Mam oczywiście świadomość, że sentencja tego wyroku nie została niezwłocznie ogłoszona w Dzienniku Ustaw (por. art. 190 ust.
2 Konstytucji), a jego tekst został też usunięty z elektronicznej bazy orzecznictwa TK. Nie zmienia to faktu, że orzeczenie
to nabrało mocy powszechnie obowiązującej już z chwilą jego wydania (por. cz. III, pkt 10.5 uzasadnienia tego wyroku).
3.2.2. Po drugie, w uzasadnieniu wyroku stwierdzono, że sprzeczność art. 1 k.p.c. w badanym zakresie z art. 194 ust. 1 zdanie
pierwsze w związku z art. 10 Konstytucji polega m.in. na tym, że przepis ten „ingeruje (…) w niezależność Trybunału Konstytucyjnego”
(cz. III, pkt 2.1. uzasadnienia wyroku).
Powyższe twierdzenie nie zostało uzasadnione i nie mieści się w zakresie zaskarżenia. We wniosku brak jest takiego zarzutu
i adekwatnego wzorca kontroli.
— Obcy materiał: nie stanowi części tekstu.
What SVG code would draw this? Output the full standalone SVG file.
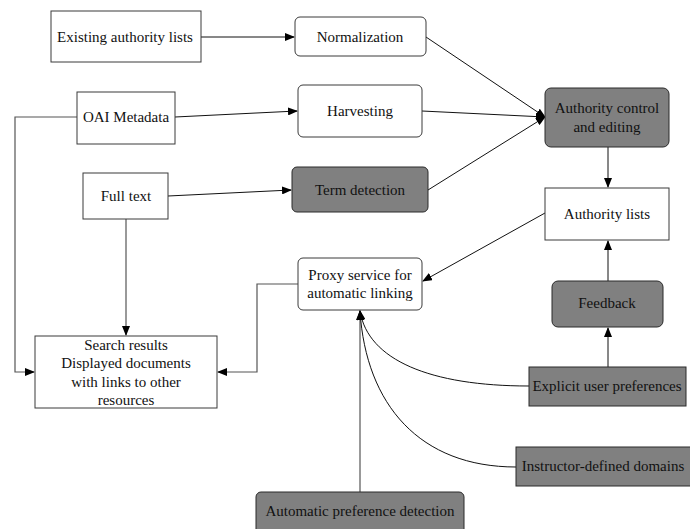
<svg xmlns="http://www.w3.org/2000/svg" width="690" height="529" viewBox="0 0 690 529">
<defs>
<style>
.box{fill:#ffffff;stroke:#3a3a3a;stroke-width:1}
.dark{fill:#808080;stroke:#2a2a2a;stroke-width:1}
.t{font-family:'Liberation Serif','Times New Roman',serif;font-size:15px;fill:#111111;text-anchor:middle}
.c{fill:none;stroke:#111111;stroke-width:1}
.g{fill:none;stroke:#555555;stroke-width:1.2}
</style>
<marker id="ah" markerWidth="10" markerHeight="8" refX="9" refY="4" orient="auto" markerUnits="userSpaceOnUse">
<path d="M0,0 L10,4 L0,8 Z" fill="#000000"/>
</marker>
</defs>
<rect width="690" height="529" fill="#ffffff"/>
<g id="connectors">
<line class="c" x1="201" y1="37" x2="294" y2="37" marker-end="url(#ah)"/>
<line class="c" x1="175" y1="117" x2="297" y2="111" marker-end="url(#ah)"/>
<line class="c" x1="168" y1="196" x2="291" y2="190" marker-end="url(#ah)"/>
<line class="c" x1="426" y1="37" x2="545" y2="117" marker-end="url(#ah)"/>
<line class="c" x1="422" y1="111" x2="545" y2="117" marker-end="url(#ah)"/>
<line class="c" x1="428" y1="190" x2="545" y2="117" marker-end="url(#ah)"/>
<line class="c" x1="608" y1="147" x2="608" y2="187" marker-end="url(#ah)"/>
<line class="c" x1="545" y1="213" x2="423" y2="281" marker-end="url(#ah)"/>
<line class="c" x1="608" y1="281" x2="608" y2="241" marker-end="url(#ah)"/>
<line class="c" x1="608" y1="367" x2="608" y2="328" marker-end="url(#ah)"/>
<polyline class="g" points="77,117 15,117 15,372 34,372" marker-end="url(#ah)"/>
<line class="g" x1="126" y1="219" x2="126" y2="335" marker-end="url(#ah)"/>
<polyline class="g" points="298,284 257,284 257,372 218,372" marker-end="url(#ah)"/>
<line class="g" x1="360" y1="492" x2="360" y2="311" marker-end="url(#ah)"/>
<path class="c" d="M529,386 C430,386 368,360 360,311" marker-end="url(#ah)"/>
<path class="c" d="M516,467 C420,467 366,405 360,311" marker-end="url(#ah)"/>
</g>
<g id="existing">
<rect class="box" x="51" y="11" width="150" height="51"/>
<text class="t" x="125" y="42">Existing authority lists</text>
</g>
<g id="normalization">
<rect class="box" x="295" y="17" width="131" height="39" rx="5"/>
<text class="t" x="360" y="42">Normalization</text>
</g>
<g id="oai">
<rect class="box" x="77" y="92" width="98" height="52"/>
<text class="t" x="126" y="122">OAI Metadata</text>
</g>
<g id="harvesting">
<rect class="box" x="298" y="85" width="124" height="52" rx="5"/>
<text class="t" x="360" y="116">Harvesting</text>
</g>
<g id="fulltext">
<rect class="box" x="83" y="173" width="85" height="46"/>
<text class="t" x="126" y="201">Full text</text>
</g>
<g id="termdetection">
<rect class="dark" x="292" y="167" width="136" height="45" rx="5"/>
<text class="t" x="360" y="195">Term detection</text>
</g>
<g id="authoritycontrol">
<rect class="dark" x="545" y="88" width="124" height="59" rx="6"/>
<text class="t" x="607" y="113">Authority control</text>
<text class="t" x="607" y="132">and editing</text>
</g>
<g id="authoritylists">
<rect class="box" x="545" y="188" width="124" height="52"/>
<text class="t" x="607" y="219">Authority lists</text>
</g>
<g id="proxy">
<rect class="box" x="298" y="258" width="124" height="52" rx="5"/>
<text class="t" x="360" y="280">Proxy service for</text>
<text class="t" x="360" y="298">automatic linking</text>
</g>
<g id="searchresults">
<rect class="box" x="35" y="336" width="182" height="72"/>
<text class="t" x="126" y="350">Search results</text>
<text class="t" x="126" y="368">Displayed documents</text>
<text class="t" x="126" y="387">with links to other</text>
<text class="t" x="126" y="405">resources</text>
</g>
<g id="feedback">
<rect class="dark" x="552" y="281" width="111" height="46" rx="6"/>
<text class="t" x="607" y="308">Feedback</text>
</g>
<g id="explicit">
<rect class="dark" x="529" y="367" width="157" height="39"/>
<text class="t" x="607" y="391">Explicit user preferences</text>
</g>
<g id="instructor">
<rect class="dark" x="516" y="447" width="175" height="39"/>
<text class="t" x="603" y="471">Instructor-defined domains</text>
</g>
<g id="autopref">
<rect class="dark" x="256" y="492" width="208" height="45" rx="5"/>
<text class="t" x="360" y="516">Automatic preference detection</text>
</g>
</svg>
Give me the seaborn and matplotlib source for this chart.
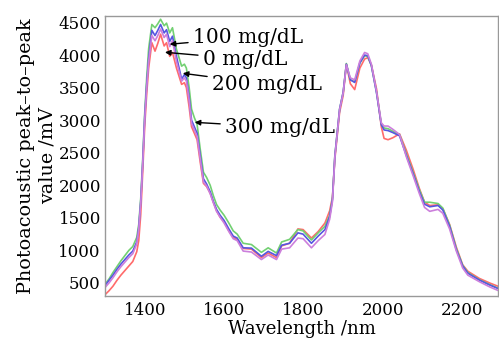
import numpy as np
import pandas as pd
import matplotlib
matplotlib.use("Agg")
import matplotlib.pyplot as plt
import seaborn as sns

wavelength = [1300, 1310, 1320, 1330, 1340, 1350, 1360, 1370, 1380, 1385, 1390, 1395,
              1400, 1405, 1410, 1418, 1426, 1433, 1440, 1449, 1455, 1463, 1470, 1480,
              1493, 1500, 1505, 1512, 1518, 1525, 1532, 1540, 1548, 1556, 1565, 1573,
              1581, 1590, 1600, 1612, 1623, 1633, 1648, 1669, 1694, 1711, 1732, 1745,
              1765, 1786, 1799, 1820, 1837, 1854, 1866, 1873, 1879, 1891, 1900, 1908,
              1918, 1929, 1942, 1954, 1962, 1971, 1984, 1996, 2003, 2013, 2025, 2042,
              2059, 2076, 2092, 2105, 2118, 2139, 2151, 2168, 2185, 2201, 2214, 2243,
              2269, 2290]

conc_0 = [320, 380, 450, 540, 620, 690, 760, 830, 980, 1150, 1550, 2200,
          2900, 3400, 3800, 4190, 4060, 4180, 4320, 4140, 4190, 3980, 4040, 3800,
          3550, 3575, 3500, 3200, 2900, 2800, 2700, 2350, 2030, 1980, 1880, 1740,
          1610, 1510, 1440, 1300, 1200, 1170, 1030, 1020, 890, 960, 890, 1070,
          1110, 1330, 1320, 1190, 1290, 1420, 1610, 1820, 2400, 3120, 3380, 3860,
          3560, 3470, 3800, 3940, 3960, 3850, 3480, 2900, 2720, 2700, 2730, 2790,
          2540, 2250, 1950, 1740, 1690, 1700, 1640, 1400, 1050, 780, 680, 570,
          500, 450]

conc_100 = [480, 560, 660, 750, 840, 920, 1000, 1060, 1200, 1400, 1800, 2400,
            3100, 3650, 4100, 4470, 4420, 4480, 4550, 4450, 4490, 4340, 4420, 4090,
            3830, 3860, 3800, 3500, 3170, 3040, 2935, 2550, 2200, 2120, 2000, 1840,
            1705, 1620, 1540, 1420, 1300, 1250, 1110, 1090, 970, 1040, 960, 1130,
            1170, 1320, 1300, 1160, 1270, 1370, 1540, 1800, 2450, 3170, 3430, 3870,
            3620, 3590, 3880, 3990, 3980, 3840, 3430, 2950, 2880, 2870, 2830, 2780,
            2480, 2200, 1930, 1740, 1740, 1720, 1650, 1390, 1030, 770, 660, 550,
            475, 420]

conc_200 = [460, 540, 620, 710, 790, 860, 930, 990, 1130, 1350, 1750, 2350,
            3050, 3550, 3950, 4380, 4300, 4380, 4470, 4340, 4390, 4210, 4290, 3980,
            3630, 3700, 3650, 3350, 3000, 2900, 2800, 2450, 2100, 2020, 1900, 1750,
            1630, 1540, 1460, 1330, 1220, 1190, 1040, 1035, 910, 985, 920, 1080,
            1110, 1270, 1250, 1110, 1220, 1320, 1520, 1780, 2450, 3170, 3430, 3860,
            3620, 3580, 3880, 4000, 3990, 3840, 3420, 2930, 2850, 2840, 2810, 2760,
            2460, 2180, 1900, 1710, 1670, 1690, 1620, 1370, 1010, 760, 650, 545,
            470, 415]

conc_300 = [430, 500, 580, 670, 750, 820, 890, 950, 1100, 1320, 1720, 2320,
            3000, 3500, 3900, 4300, 4220, 4300, 4400, 4270, 4320, 4130, 4220, 3900,
            3600, 3650, 3600, 3300, 2950, 2850, 2750, 2400, 2050, 1990, 1870, 1730,
            1600, 1510, 1420, 1290, 1180, 1150, 990, 975, 860, 930, 860, 1020,
            1040, 1190, 1180, 1040, 1150, 1245, 1480, 1750, 2430, 3160, 3420, 3850,
            3650, 3620, 3910, 4040, 4020, 3860, 3440, 2960, 2910, 2910, 2860, 2780,
            2440, 2150, 1870, 1660, 1600, 1630, 1570, 1330, 990, 730, 620, 520,
            440, 385]

labels = ["0 mg/dL", "100 mg/dL", "200 mg/dL", "300 mg/dL"]
series = [conc_0, conc_100, conc_200, conc_300]
colors = ["#ff6b6b", "#72d072", "#5656e0", "#cc7fdc"]

x_ticks = [1400, 1600, 1800, 2000, 2200]
y_ticks = [500, 1000, 1500, 2000, 2500, 3000, 3500, 4000, 4500]

frames = []
for lab, vals in zip(labels, series):
    frames.append(pd.DataFrame({"wavelength": wavelength, "value": vals, "conc": lab}))
df = pd.concat(frames, ignore_index=True)

sns.set_style("white")
plt.rcParams["font.family"] = ["DejaVu Serif"]
plt.rcParams["mathtext.fontset"] = "dejavuserif"
plt.rcParams["text.color"] = "black"
plt.rcParams["axes.labelcolor"] = "black"
plt.rcParams["xtick.color"] = "black"
plt.rcParams["ytick.color"] = "black"

fig = plt.figure(figsize=(4.99, 3.48), dpi=100)
ax = fig.add_axes([105 / 499, 1 - 296 / 348, 393 / 499, 280 / 348])

sns.lineplot(data=df, x="wavelength", y="value", hue="conc", hue_order=labels,
             palette=dict(zip(labels, colors)), linewidth=1.2, legend=False, ax=ax,
             sort=False, estimator=None)

ax.set_xlim(1300, 2290)
ax.set_ylim(300, 4600)
ax.set_xticks(x_ticks)
ax.set_yticks(y_ticks)
ax.tick_params(axis="x", direction="in", length=3, width=0.8, color="#888888",
               labelsize=12, pad=4, labelcolor="black")
ax.tick_params(axis="y", direction="out", length=2, width=0.8, color="#888888",
               labelsize=12, pad=1, labelcolor="black")
for s in ax.spines.values():
    s.set_color("#999999")
    s.set_linewidth(1.0)

ax.set_xlabel("Wavelength /nm", fontsize=13, labelpad=1)
ax.set_ylabel("Photoacoustic peak\u2013to\u2013peak\nvalue /mV", fontsize=13.8,
              labelpad=1, linespacing=1.25)

ann = [
    ("100 mg/dL", (1463, 4166), (1521, 4274)),
    ("0 mg/dL", (1451, 4043), (1546, 3935)),
    ("200 mg/dL", (1496, 3720), (1569, 3551)),
    ("300 mg/dL", (1526, 2967), (1602, 2890)),
]
for txt, tip, pos in ann:
    ax.annotate(txt, xy=tip, xytext=pos, fontsize=14.5, ha="left", va="center",
                color="black",
                arrowprops=dict(arrowstyle="-|>", color="black", lw=1.0,
                                shrinkA=1, shrinkB=0, mutation_scale=8))

fig.savefig("out.png", dpi=100)
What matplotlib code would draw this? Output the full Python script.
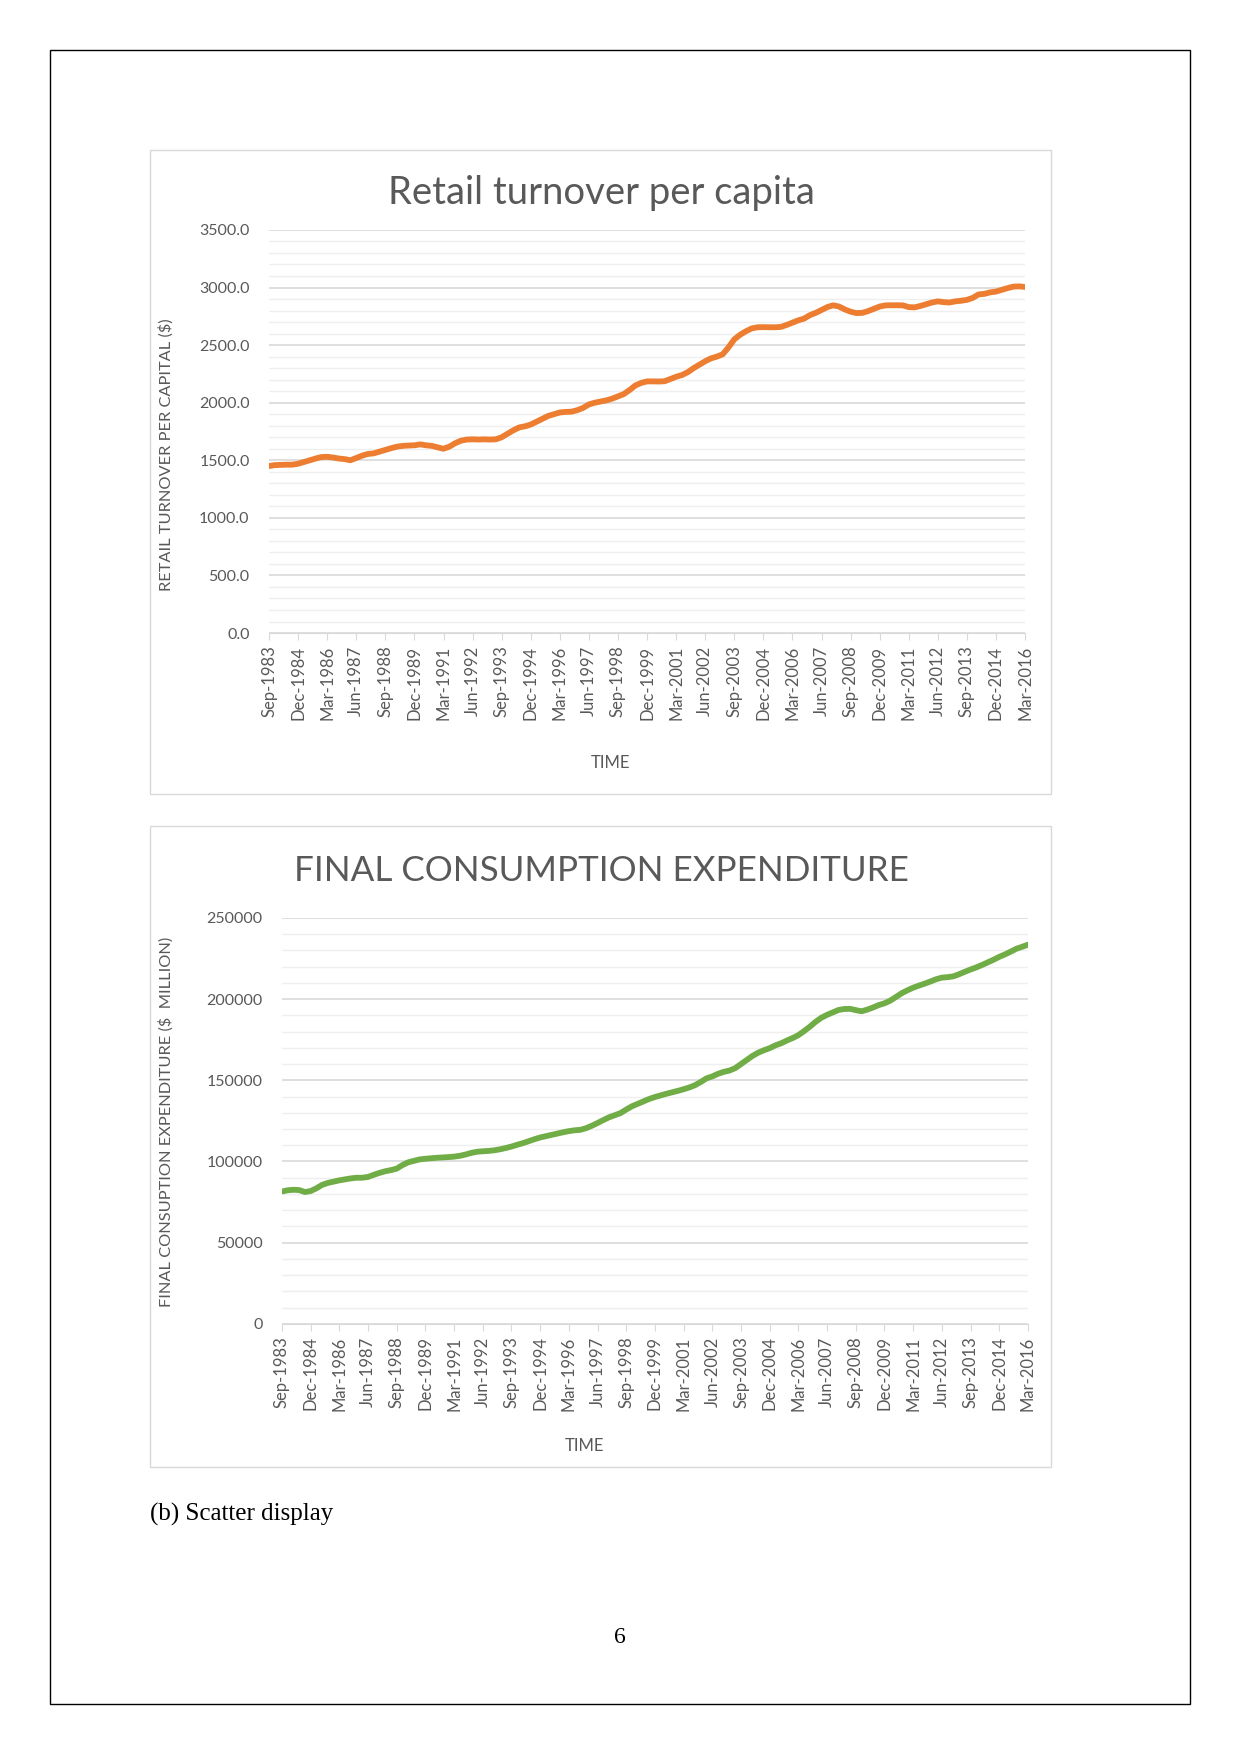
import numpy as np
import matplotlib
matplotlib.use("Agg")
import matplotlib.pyplot as plt
from matplotlib.patches import Rectangle
from matplotlib.ticker import MultipleLocator, FixedLocator

# quarterly labels, Sep-1983 .. Mar-2016 (131 quarters), a label every 5th quarter
tick_labels = ["Sep-1983", "Dec-1984", "Mar-1986", "Jun-1987", "Sep-1988", "Dec-1989",
               "Mar-1991", "Jun-1992", "Sep-1993", "Dec-1994", "Mar-1996", "Jun-1997",
               "Sep-1998", "Dec-1999", "Mar-2001", "Jun-2002", "Sep-2003", "Dec-2004",
               "Mar-2006", "Jun-2007", "Sep-2008", "Dec-2009", "Mar-2011", "Jun-2012",
               "Sep-2013", "Dec-2014", "Mar-2016"]

retail = [1450, 1458, 1460, 1462, 1462, 1470, 1485, 1500, 1515, 1528,
          1530, 1524, 1515, 1510, 1500, 1520, 1540, 1555, 1560, 1575,
          1590, 1605, 1618, 1625, 1628, 1630, 1638, 1630, 1625, 1612,
          1600, 1618, 1648, 1670, 1680, 1682, 1680, 1682, 1680, 1682,
          1700, 1730, 1760, 1785, 1795, 1810, 1835, 1860, 1885, 1900,
          1915, 1920, 1922, 1935, 1955, 1985, 2000, 2010, 2020, 2035,
          2055, 2075, 2110, 2150, 2172, 2185, 2185, 2184, 2186, 2205,
          2225, 2240, 2265, 2300, 2330, 2360, 2385, 2400, 2420, 2480,
          2550, 2590, 2620, 2645, 2655, 2656, 2655, 2655, 2658, 2675,
          2695, 2715, 2730, 2760, 2780, 2805, 2830, 2846, 2835, 2810,
          2790, 2778, 2780, 2795, 2815, 2835, 2845, 2846, 2846, 2845,
          2830, 2828, 2840, 2855, 2870, 2880, 2873, 2870, 2880, 2885,
          2893, 2910, 2940, 2945, 2958, 2965, 2980, 2995, 3008, 3010,
          3005]

fce = [81500, 82300, 82600, 82400, 81200, 81800, 83500, 85600, 86800, 87600,
       88400, 89000, 89600, 90000, 90000, 90500, 91800, 93000, 94000, 94700,
       95600, 97800, 99500, 100400, 101300, 101700, 102000, 102300, 102500, 102700,
       103000, 103500, 104300, 105300, 106000, 106300, 106500, 106900, 107500, 108300,
       109200, 110300, 111300, 112500, 113700, 114800, 115600, 116400, 117200, 118000,
       118700, 119200, 119500, 120500, 122000, 123700, 125500, 127200, 128500, 129800,
       132000, 134000, 135500, 137000, 138500, 139700, 140700, 141700, 142600, 143500,
       144500, 145600, 147000, 149000, 151200, 152400, 154000, 155200, 156000, 157500,
       160000, 162500, 165000, 167000, 168500, 169800, 171500, 172800, 174500, 176000,
       177800, 180300, 183000, 186000, 188500, 190300, 191800, 193300, 193900, 194000,
       193200, 192500, 193500, 194800, 196300, 197400, 199000, 201300, 203600, 205400,
       207000, 208300, 209500, 210800, 212200, 213200, 213500, 214000, 215300, 216800,
       218200, 219500, 221000, 222600, 224200, 226000, 227500, 229200, 231000, 232200,
       233500]

FONT = ["Lato", "DejaVu Sans"]
TXT = "#595959"

fig = plt.figure(figsize=(12.41, 17.54), dpi=100)

# page frame and chart boxes
fig.patches.append(Rectangle((0.0403, 0.0285), 0.9186, 0.9430, transform=fig.transFigure,
                             fill=False, edgecolor="black", linewidth=1))
fig.patches.append(Rectangle((0.1209, 0.5473), 0.7260, 0.3672, transform=fig.transFigure,
                             fill=False, edgecolor="#d9d9d9", linewidth=1))
fig.patches.append(Rectangle((0.1209, 0.1636), 0.7260, 0.3655, transform=fig.transFigure,
                             fill=False, edgecolor="#d9d9d9", linewidth=1))


def style(ax, ymax, major, minor, fmt):
    x = np.arange(len(retail))
    ax.set_xlim(0, len(x) - 1)
    ax.set_ylim(0, ymax)
    ax.yaxis.set_major_locator(MultipleLocator(major))
    ax.yaxis.set_minor_locator(MultipleLocator(minor))
    ax.xaxis.set_major_locator(FixedLocator(np.arange(0, len(x), 5)))
    ax.set_xticklabels(tick_labels, rotation=90, fontsize=12, color=TXT, family=FONT)
    ax.set_yticks(ax.get_yticks())
    ax.set_yticklabels([fmt(v) for v in ax.get_yticks()], fontsize=11.5, color=TXT, family=FONT)
    ax.set_ylim(0, ymax)
    ax.grid(which="major", axis="y", color="#d9d9d9", linewidth=1.2)
    ax.grid(which="minor", axis="y", color="#efefef", linewidth=1.0)
    ax.set_axisbelow(True)
    for s in ["top", "right", "left"]:
        ax.spines[s].set_visible(False)
    ax.spines["bottom"].set_color("#d9d9d9")
    ax.tick_params(axis="y", which="both", length=0, pad=14)
    ax.tick_params(axis="x", length=5, color="#d9d9d9", pad=4)


# Retail turnover chart
ax1 = fig.add_axes([0.2168, 0.6391, 0.6092, 0.2298])
ax1.plot(np.arange(len(retail)), retail, color="#ED7D31", linewidth=4.2, solid_capstyle="round")
style(ax1, 3500, 500, 100, lambda v: f"{v:.1f}")
fig.text(0.4843, 0.8900, "Retail turnover per capita", ha="center", va="center",
         fontsize=27.5, color=TXT, family=FONT)
fig.text(0.1338, 0.7410, "RETAIL TURNOVER PER CAPITAL ($)", rotation=90, ha="center",
         va="center", fontsize=11.8, color=TXT, family=FONT)
fig.text(0.4923, 0.5650, "TIME", ha="center", va="center", fontsize=12, color=TXT, family=FONT)

# Final consumption expenditure chart
ax2 = fig.add_axes([0.2272, 0.2452, 0.6011, 0.2315])
ax2.plot(np.arange(len(fce)), fce, color="#70AD47", linewidth=4.2, solid_capstyle="round")
style(ax2, 250000, 50000, 10000, lambda v: f"{v:.0f}")
fig.text(0.4843, 0.5034, "FINAL CONSUMPTION EXPENDITURE", ha="center", va="center",
         fontsize=25.2, color=TXT, family=FONT)
fig.text(0.1338, 0.3603, "FINAL CONSUPTION EXPENDITURE ($  MILLION)", rotation=90,
         ha="center", va="center", fontsize=11.8, color=TXT, family=FONT)
fig.text(0.4706, 0.1756, "TIME", ha="center", va="center", fontsize=12, color=TXT, family=FONT)

# caption and page number
fig.text(0.1209, 0.1368, "(b) Scatter display", ha="left", va="center", fontsize=18,
         family="Liberation Serif", color="black")
fig.text(0.4996, 0.0662, "6", ha="center", va="center", fontsize=17,
         family="Liberation Serif", color="black")

fig.savefig("out.png", dpi=100)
Art. 194 ust. 1 Konstytucji reguluje skład Trybunału (przesądzając m.in., że jego sędziowie
są wybierani przez Sejm), nie zawiera natomiast żadnej wzmianki na temat jego statusu ustrojowego w relacji do innych organów.
Art. 10 Konstytucji mówi o podziale i równowadze władzy ustawodawczej, wykonawczej i sądowniczej, podczas gdy stosunki między
sądami powszechnymi i Sądem Najwyższym a Trybunałem zachodzą – co oczywiste – w ramach tego samego segmentu władzy sądowniczej.
Z powyższych powodów uznałem, że zgłoszenie zdania odrębnego było konieczne.